▸ **Exercise instructions**
Every line below should be copied exactly; drop the pictures.

▸ **Stored data**
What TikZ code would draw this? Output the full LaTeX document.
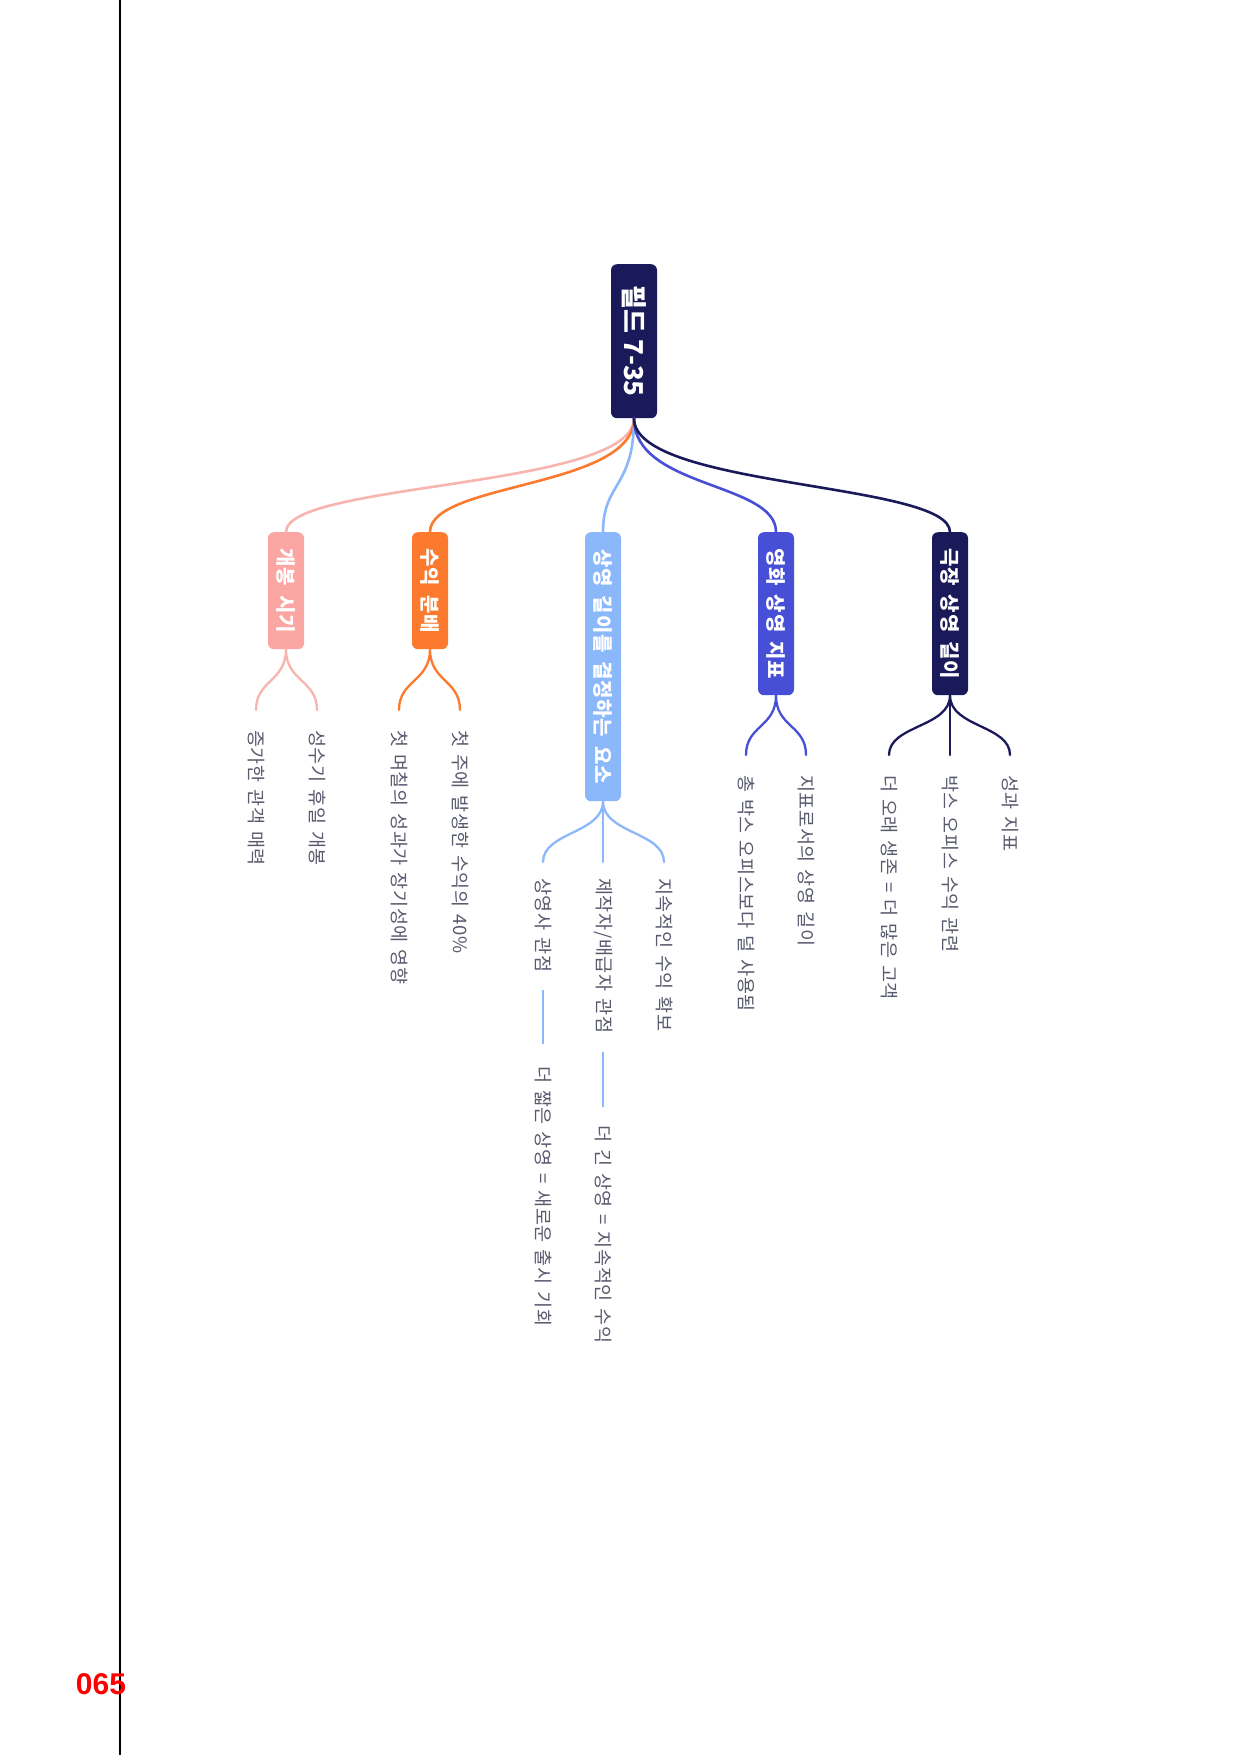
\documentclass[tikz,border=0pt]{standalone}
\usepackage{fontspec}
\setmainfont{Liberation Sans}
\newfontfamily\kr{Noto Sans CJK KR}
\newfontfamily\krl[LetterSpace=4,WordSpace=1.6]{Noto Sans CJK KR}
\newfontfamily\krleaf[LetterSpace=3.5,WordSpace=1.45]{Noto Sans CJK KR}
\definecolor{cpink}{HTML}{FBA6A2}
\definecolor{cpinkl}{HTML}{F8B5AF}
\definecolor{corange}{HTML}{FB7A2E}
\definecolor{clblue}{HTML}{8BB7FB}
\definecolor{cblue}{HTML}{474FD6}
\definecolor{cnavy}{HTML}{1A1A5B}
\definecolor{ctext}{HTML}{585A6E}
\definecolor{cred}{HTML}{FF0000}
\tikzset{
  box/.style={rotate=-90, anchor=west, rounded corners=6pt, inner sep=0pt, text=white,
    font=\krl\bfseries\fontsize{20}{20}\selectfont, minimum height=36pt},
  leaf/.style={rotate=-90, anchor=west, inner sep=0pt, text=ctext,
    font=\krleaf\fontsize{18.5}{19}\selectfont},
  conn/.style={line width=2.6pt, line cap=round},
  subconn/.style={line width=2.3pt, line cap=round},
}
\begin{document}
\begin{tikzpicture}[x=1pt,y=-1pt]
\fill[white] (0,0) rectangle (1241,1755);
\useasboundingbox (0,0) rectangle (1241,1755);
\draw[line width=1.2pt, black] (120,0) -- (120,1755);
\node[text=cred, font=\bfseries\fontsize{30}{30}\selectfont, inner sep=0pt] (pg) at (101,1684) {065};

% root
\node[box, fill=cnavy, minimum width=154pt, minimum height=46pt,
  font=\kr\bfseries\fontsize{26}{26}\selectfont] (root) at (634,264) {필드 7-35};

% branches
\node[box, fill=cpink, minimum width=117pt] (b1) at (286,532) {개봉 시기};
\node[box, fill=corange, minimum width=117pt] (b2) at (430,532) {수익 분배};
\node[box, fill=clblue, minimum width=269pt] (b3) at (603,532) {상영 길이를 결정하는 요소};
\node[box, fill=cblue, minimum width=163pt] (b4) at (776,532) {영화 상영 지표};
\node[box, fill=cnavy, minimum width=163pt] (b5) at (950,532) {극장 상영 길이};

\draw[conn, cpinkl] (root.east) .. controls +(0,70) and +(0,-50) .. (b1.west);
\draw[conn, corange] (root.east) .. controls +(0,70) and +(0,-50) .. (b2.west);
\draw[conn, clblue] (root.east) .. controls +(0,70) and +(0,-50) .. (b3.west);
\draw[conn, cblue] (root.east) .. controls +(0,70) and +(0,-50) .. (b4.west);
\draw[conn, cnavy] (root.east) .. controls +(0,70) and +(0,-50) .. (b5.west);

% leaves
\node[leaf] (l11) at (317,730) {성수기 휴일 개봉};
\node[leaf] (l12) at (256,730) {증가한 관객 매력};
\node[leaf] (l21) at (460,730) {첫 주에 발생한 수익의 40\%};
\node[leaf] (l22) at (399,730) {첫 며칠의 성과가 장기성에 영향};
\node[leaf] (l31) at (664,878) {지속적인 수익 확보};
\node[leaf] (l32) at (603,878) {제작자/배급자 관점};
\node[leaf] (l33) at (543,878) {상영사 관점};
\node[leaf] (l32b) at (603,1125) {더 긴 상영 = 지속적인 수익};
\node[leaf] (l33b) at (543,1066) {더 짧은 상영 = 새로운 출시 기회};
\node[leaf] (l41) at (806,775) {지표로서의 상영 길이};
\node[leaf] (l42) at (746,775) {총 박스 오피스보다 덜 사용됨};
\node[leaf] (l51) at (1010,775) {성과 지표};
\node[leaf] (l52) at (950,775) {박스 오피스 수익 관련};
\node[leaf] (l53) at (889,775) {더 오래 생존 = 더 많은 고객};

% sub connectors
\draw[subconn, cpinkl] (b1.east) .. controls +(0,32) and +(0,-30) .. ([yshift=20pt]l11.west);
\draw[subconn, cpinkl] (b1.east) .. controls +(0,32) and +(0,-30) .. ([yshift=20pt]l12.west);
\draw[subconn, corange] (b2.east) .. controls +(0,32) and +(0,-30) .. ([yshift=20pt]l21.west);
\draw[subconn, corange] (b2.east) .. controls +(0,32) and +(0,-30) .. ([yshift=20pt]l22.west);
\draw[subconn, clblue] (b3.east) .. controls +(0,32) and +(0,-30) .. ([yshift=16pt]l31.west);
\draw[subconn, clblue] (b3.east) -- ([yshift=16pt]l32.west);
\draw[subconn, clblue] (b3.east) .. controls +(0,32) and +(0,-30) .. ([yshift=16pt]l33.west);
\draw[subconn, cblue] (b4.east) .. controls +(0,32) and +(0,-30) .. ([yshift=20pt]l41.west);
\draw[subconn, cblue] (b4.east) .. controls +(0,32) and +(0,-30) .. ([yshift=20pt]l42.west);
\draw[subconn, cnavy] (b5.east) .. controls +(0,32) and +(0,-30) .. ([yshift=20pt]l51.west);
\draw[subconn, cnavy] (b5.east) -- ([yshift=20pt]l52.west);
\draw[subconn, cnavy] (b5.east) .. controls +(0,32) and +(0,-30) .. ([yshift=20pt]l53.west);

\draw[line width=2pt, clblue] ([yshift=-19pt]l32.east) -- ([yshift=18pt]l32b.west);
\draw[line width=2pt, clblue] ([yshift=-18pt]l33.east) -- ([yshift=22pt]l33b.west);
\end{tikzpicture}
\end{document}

▸ **Written response**
What TikZ code would draw this? Output the full LaTeX document.
\documentclass[tikz,border=0pt]{standalone}
\usepackage{fontspec}
\setmainfont{Liberation Sans}
\newfontfamily\kr{Noto Sans CJK KR}
\newfontfamily\krl[LetterSpace=4,WordSpace=1.6]{Noto Sans CJK KR}
\newfontfamily\krleaf[LetterSpace=3.5,WordSpace=1.45]{Noto Sans CJK KR}
\definecolor{cpink}{HTML}{FBA6A2}
\definecolor{cpinkl}{HTML}{F8B5AF}
\definecolor{corange}{HTML}{FB7A2E}
\definecolor{clblue}{HTML}{8BB7FB}
\definecolor{cblue}{HTML}{474FD6}
\definecolor{cnavy}{HTML}{1A1A5B}
\definecolor{ctext}{HTML}{585A6E}
\definecolor{cred}{HTML}{FF0000}
\tikzset{
  box/.style={rotate=-90, anchor=west, rounded corners=6pt, inner sep=0pt, text=white,
    font=\krl\bfseries\fontsize{20}{20}\selectfont, minimum height=36pt},
  leaf/.style={rotate=-90, anchor=west, inner sep=0pt, text=ctext,
    font=\krleaf\fontsize{18.5}{19}\selectfont},
  conn/.style={line width=2.6pt, line cap=round},
  subconn/.style={line width=2.3pt, line cap=round},
}
\begin{document}
\begin{tikzpicture}[x=1pt,y=-1pt]
\fill[white] (0,0) rectangle (1241,1755);
\useasboundingbox (0,0) rectangle (1241,1755);
\draw[line width=1.2pt, black] (120,0) -- (120,1755);
\node[text=cred, font=\bfseries\fontsize{30}{30}\selectfont, inner sep=0pt] (pg) at (101,1684) {065};

% root
\node[box, fill=cnavy, minimum width=154pt, minimum height=46pt,
  font=\kr\bfseries\fontsize{26}{26}\selectfont] (root) at (634,264) {필드 7-35};

% branches
\node[box, fill=cpink, minimum width=117pt] (b1) at (286,532) {개봉 시기};
\node[box, fill=corange, minimum width=117pt] (b2) at (430,532) {수익 분배};
\node[box, fill=clblue, minimum width=269pt] (b3) at (603,532) {상영 길이를 결정하는 요소};
\node[box, fill=cblue, minimum width=163pt] (b4) at (776,532) {영화 상영 지표};
\node[box, fill=cnavy, minimum width=163pt] (b5) at (950,532) {극장 상영 길이};

\draw[conn, cpinkl] (root.east) .. controls +(0,70) and +(0,-50) .. (b1.west);
\draw[conn, corange] (root.east) .. controls +(0,70) and +(0,-50) .. (b2.west);
\draw[conn, clblue] (root.east) .. controls +(0,70) and +(0,-50) .. (b3.west);
\draw[conn, cblue] (root.east) .. controls +(0,70) and +(0,-50) .. (b4.west);
\draw[conn, cnavy] (root.east) .. controls +(0,70) and +(0,-50) .. (b5.west);

% leaves
\node[leaf] (l11) at (317,730) {성수기 휴일 개봉};
\node[leaf] (l12) at (256,730) {증가한 관객 매력};
\node[leaf] (l21) at (460,730) {첫 주에 발생한 수익의 40\%};
\node[leaf] (l22) at (399,730) {첫 며칠의 성과가 장기성에 영향};
\node[leaf] (l31) at (664,878) {지속적인 수익 확보};
\node[leaf] (l32) at (603,878) {제작자/배급자 관점};
\node[leaf] (l33) at (543,878) {상영사 관점};
\node[leaf] (l32b) at (603,1125) {더 긴 상영 = 지속적인 수익};
\node[leaf] (l33b) at (543,1066) {더 짧은 상영 = 새로운 출시 기회};
\node[leaf] (l41) at (806,775) {지표로서의 상영 길이};
\node[leaf] (l42) at (746,775) {총 박스 오피스보다 덜 사용됨};
\node[leaf] (l51) at (1010,775) {성과 지표};
\node[leaf] (l52) at (950,775) {박스 오피스 수익 관련};
\node[leaf] (l53) at (889,775) {더 오래 생존 = 더 많은 고객};

% sub connectors
\draw[subconn, cpinkl] (b1.east) .. controls +(0,32) and +(0,-30) .. ([yshift=20pt]l11.west);
\draw[subconn, cpinkl] (b1.east) .. controls +(0,32) and +(0,-30) .. ([yshift=20pt]l12.west);
\draw[subconn, corange] (b2.east) .. controls +(0,32) and +(0,-30) .. ([yshift=20pt]l21.west);
\draw[subconn, corange] (b2.east) .. controls +(0,32) and +(0,-30) .. ([yshift=20pt]l22.west);
\draw[subconn, clblue] (b3.east) .. controls +(0,32) and +(0,-30) .. ([yshift=16pt]l31.west);
\draw[subconn, clblue] (b3.east) -- ([yshift=16pt]l32.west);
\draw[subconn, clblue] (b3.east) .. controls +(0,32) and +(0,-30) .. ([yshift=16pt]l33.west);
\draw[subconn, cblue] (b4.east) .. controls +(0,32) and +(0,-30) .. ([yshift=20pt]l41.west);
\draw[subconn, cblue] (b4.east) .. controls +(0,32) and +(0,-30) .. ([yshift=20pt]l42.west);
\draw[subconn, cnavy] (b5.east) .. controls +(0,32) and +(0,-30) .. ([yshift=20pt]l51.west);
\draw[subconn, cnavy] (b5.east) -- ([yshift=20pt]l52.west);
\draw[subconn, cnavy] (b5.east) .. controls +(0,32) and +(0,-30) .. ([yshift=20pt]l53.west);

\draw[line width=2pt, clblue] ([yshift=-19pt]l32.east) -- ([yshift=18pt]l32b.west);
\draw[line width=2pt, clblue] ([yshift=-18pt]l33.east) -- ([yshift=22pt]l33b.west);
\end{tikzpicture}
\end{document}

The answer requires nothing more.